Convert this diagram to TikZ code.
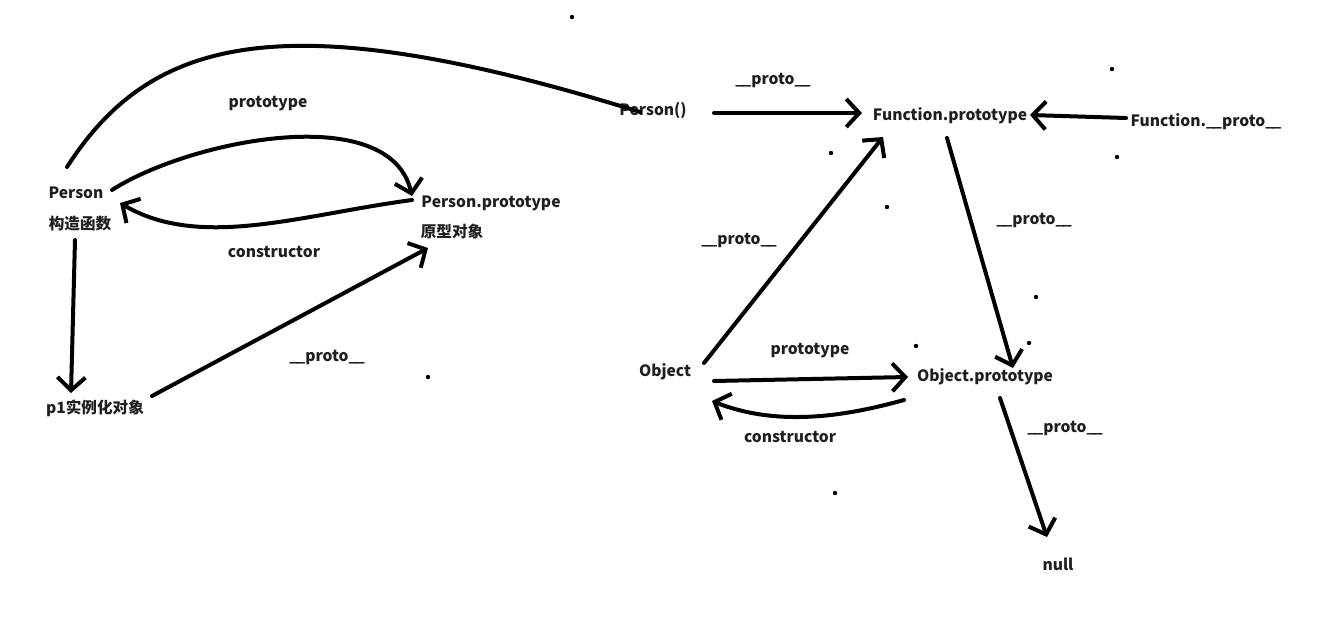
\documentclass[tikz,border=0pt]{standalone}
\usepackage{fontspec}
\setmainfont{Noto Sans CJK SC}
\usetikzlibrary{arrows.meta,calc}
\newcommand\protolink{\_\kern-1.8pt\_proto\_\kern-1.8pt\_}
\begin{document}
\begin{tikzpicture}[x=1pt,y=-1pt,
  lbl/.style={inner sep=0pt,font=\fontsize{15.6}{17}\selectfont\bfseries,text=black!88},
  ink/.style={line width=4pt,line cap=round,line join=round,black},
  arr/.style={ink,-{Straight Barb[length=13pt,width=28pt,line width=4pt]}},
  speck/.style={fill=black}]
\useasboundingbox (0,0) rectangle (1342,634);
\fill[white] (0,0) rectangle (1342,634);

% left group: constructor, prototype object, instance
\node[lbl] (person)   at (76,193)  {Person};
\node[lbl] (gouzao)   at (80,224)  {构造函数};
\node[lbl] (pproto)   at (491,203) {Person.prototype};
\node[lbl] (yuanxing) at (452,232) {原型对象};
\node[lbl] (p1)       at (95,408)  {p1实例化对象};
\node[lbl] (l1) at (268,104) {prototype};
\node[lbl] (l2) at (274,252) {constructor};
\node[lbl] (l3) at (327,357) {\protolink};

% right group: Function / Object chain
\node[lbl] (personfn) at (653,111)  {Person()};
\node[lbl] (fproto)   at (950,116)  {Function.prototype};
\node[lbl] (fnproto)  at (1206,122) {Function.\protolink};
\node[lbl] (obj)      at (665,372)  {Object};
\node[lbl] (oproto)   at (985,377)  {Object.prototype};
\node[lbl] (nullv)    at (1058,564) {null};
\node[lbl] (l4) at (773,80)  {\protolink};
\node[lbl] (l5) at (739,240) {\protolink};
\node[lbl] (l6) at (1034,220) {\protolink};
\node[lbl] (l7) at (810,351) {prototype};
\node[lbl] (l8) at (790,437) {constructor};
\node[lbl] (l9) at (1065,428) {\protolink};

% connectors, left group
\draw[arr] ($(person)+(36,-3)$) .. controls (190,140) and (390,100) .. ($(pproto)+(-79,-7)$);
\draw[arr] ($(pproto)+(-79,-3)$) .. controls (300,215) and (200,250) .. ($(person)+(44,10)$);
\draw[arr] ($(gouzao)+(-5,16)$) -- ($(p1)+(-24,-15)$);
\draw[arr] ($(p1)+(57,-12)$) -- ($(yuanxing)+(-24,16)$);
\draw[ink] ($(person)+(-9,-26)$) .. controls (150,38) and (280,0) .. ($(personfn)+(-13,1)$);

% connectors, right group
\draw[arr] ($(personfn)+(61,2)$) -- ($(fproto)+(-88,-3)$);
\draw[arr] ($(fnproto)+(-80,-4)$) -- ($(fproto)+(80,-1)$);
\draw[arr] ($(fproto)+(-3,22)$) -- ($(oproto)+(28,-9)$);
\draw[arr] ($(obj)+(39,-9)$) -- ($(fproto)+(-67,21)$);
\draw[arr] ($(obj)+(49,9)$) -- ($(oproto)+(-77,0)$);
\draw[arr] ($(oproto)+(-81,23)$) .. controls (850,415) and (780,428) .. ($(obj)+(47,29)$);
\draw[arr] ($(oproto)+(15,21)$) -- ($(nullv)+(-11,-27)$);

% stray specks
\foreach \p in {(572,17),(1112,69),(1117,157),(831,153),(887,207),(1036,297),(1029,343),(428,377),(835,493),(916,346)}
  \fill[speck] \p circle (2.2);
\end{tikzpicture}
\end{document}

> _Given problem_:
Reproduce the whole listing above word for word, but not its pictures.

> _Solution to this problem_:
Convert this diagram to TikZ code.
\documentclass[tikz,border=0pt]{standalone}
\usepackage{fontspec}
\setmainfont{Noto Sans CJK SC}
\usetikzlibrary{arrows.meta,calc}
\newcommand\protolink{\_\kern-1.8pt\_proto\_\kern-1.8pt\_}
\begin{document}
\begin{tikzpicture}[x=1pt,y=-1pt,
  lbl/.style={inner sep=0pt,font=\fontsize{15.6}{17}\selectfont\bfseries,text=black!88},
  ink/.style={line width=4pt,line cap=round,line join=round,black},
  arr/.style={ink,-{Straight Barb[length=13pt,width=28pt,line width=4pt]}},
  speck/.style={fill=black}]
\useasboundingbox (0,0) rectangle (1342,634);
\fill[white] (0,0) rectangle (1342,634);

% left group: constructor, prototype object, instance
\node[lbl] (person)   at (76,193)  {Person};
\node[lbl] (gouzao)   at (80,224)  {构造函数};
\node[lbl] (pproto)   at (491,203) {Person.prototype};
\node[lbl] (yuanxing) at (452,232) {原型对象};
\node[lbl] (p1)       at (95,408)  {p1实例化对象};
\node[lbl] (l1) at (268,104) {prototype};
\node[lbl] (l2) at (274,252) {constructor};
\node[lbl] (l3) at (327,357) {\protolink};

% right group: Function / Object chain
\node[lbl] (personfn) at (653,111)  {Person()};
\node[lbl] (fproto)   at (950,116)  {Function.prototype};
\node[lbl] (fnproto)  at (1206,122) {Function.\protolink};
\node[lbl] (obj)      at (665,372)  {Object};
\node[lbl] (oproto)   at (985,377)  {Object.prototype};
\node[lbl] (nullv)    at (1058,564) {null};
\node[lbl] (l4) at (773,80)  {\protolink};
\node[lbl] (l5) at (739,240) {\protolink};
\node[lbl] (l6) at (1034,220) {\protolink};
\node[lbl] (l7) at (810,351) {prototype};
\node[lbl] (l8) at (790,437) {constructor};
\node[lbl] (l9) at (1065,428) {\protolink};

% connectors, left group
\draw[arr] ($(person)+(36,-3)$) .. controls (190,140) and (390,100) .. ($(pproto)+(-79,-7)$);
\draw[arr] ($(pproto)+(-79,-3)$) .. controls (300,215) and (200,250) .. ($(person)+(44,10)$);
\draw[arr] ($(gouzao)+(-5,16)$) -- ($(p1)+(-24,-15)$);
\draw[arr] ($(p1)+(57,-12)$) -- ($(yuanxing)+(-24,16)$);
\draw[ink] ($(person)+(-9,-26)$) .. controls (150,38) and (280,0) .. ($(personfn)+(-13,1)$);

% connectors, right group
\draw[arr] ($(personfn)+(61,2)$) -- ($(fproto)+(-88,-3)$);
\draw[arr] ($(fnproto)+(-80,-4)$) -- ($(fproto)+(80,-1)$);
\draw[arr] ($(fproto)+(-3,22)$) -- ($(oproto)+(28,-9)$);
\draw[arr] ($(obj)+(39,-9)$) -- ($(fproto)+(-67,21)$);
\draw[arr] ($(obj)+(49,9)$) -- ($(oproto)+(-77,0)$);
\draw[arr] ($(oproto)+(-81,23)$) .. controls (850,415) and (780,428) .. ($(obj)+(47,29)$);
\draw[arr] ($(oproto)+(15,21)$) -- ($(nullv)+(-11,-27)$);

% stray specks
\foreach \p in {(572,17),(1112,69),(1117,157),(831,153),(887,207),(1036,297),(1029,343),(428,377),(835,493),(916,346)}
  \fill[speck] \p circle (2.2);
\end{tikzpicture}
\end{document}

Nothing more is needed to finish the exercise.